Snowflake posted a solid fourth quarter, beating on both earnings and revenue — and the market shrugged.
Adjusted EPS came in at $0.34, clearing the $0.27 analyst estimate by $0.07. Revenue reached $1.28 billion, ahead of the $1.26 billion consensus.
The more closely watched product revenue figure rose roughly 30% year-over-year to $1.23 billion, topping estimates of $1.18 billion. That’s a strong number by any measure.
Snowflake Inc., SNOW
Despite the beats, Snowflake’s stock dipped slightly in after-hours trading following the results. In premarket trading on Thursday, it remained marginally lower.
In short, they beat — just not by enough for a market that had been primed for more.
Snowflake’s stock closed at $169.21 on the day of the report. It is down 32.65% over the past three months, though it sits up 1.82% over the past 12 months.
The EPS revision picture heading into the print was mixed. Snowflake saw 6 positive EPS revisions against 31 negative ones in the last 90 days, suggesting analysts had been trimming expectations.
On the demand side, enterprise customers are putting more money into cloud data and AI workloads, which is feeding directly into Snowflake’s consumption-based pricing model. The more compute and storage customers use, the more Snowflake earns.
To push further into AI, Snowflake announced separate multi-year agreements worth $200 million each with OpenAI and Anthropic. Both deals are aimed at integrating their AI models directly into Snowflake’s data platform.
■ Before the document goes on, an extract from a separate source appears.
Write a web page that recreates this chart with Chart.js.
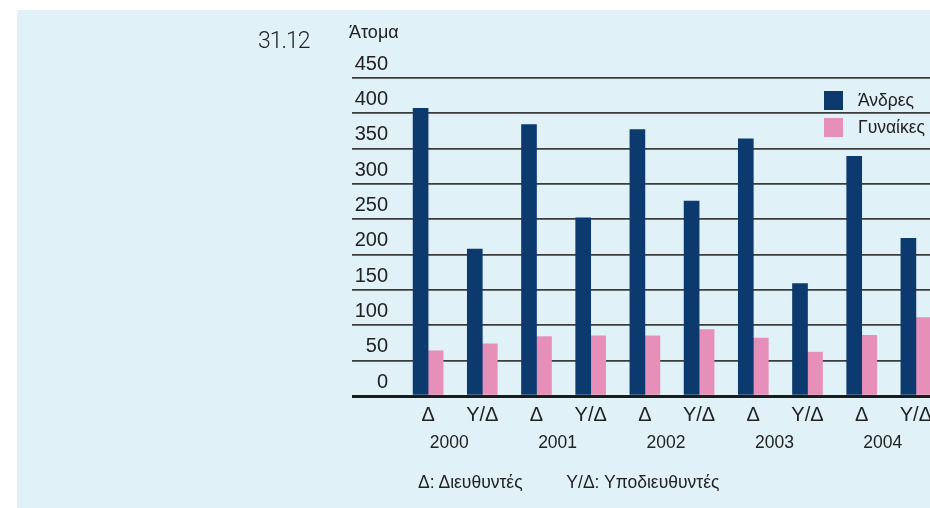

Snowflake’s consumption model faces real competition. Databricks, which remains privately held, recently closed a $5 billion fundraising round and is pressing hard in the same space.
For fiscal year 2027, Snowflake is guiding product revenue of $5.66 billion. For Q1, it expects product revenue of between $1.26 billion and $1.27 billion.
Snowflake’s last reported stock price was $169.21.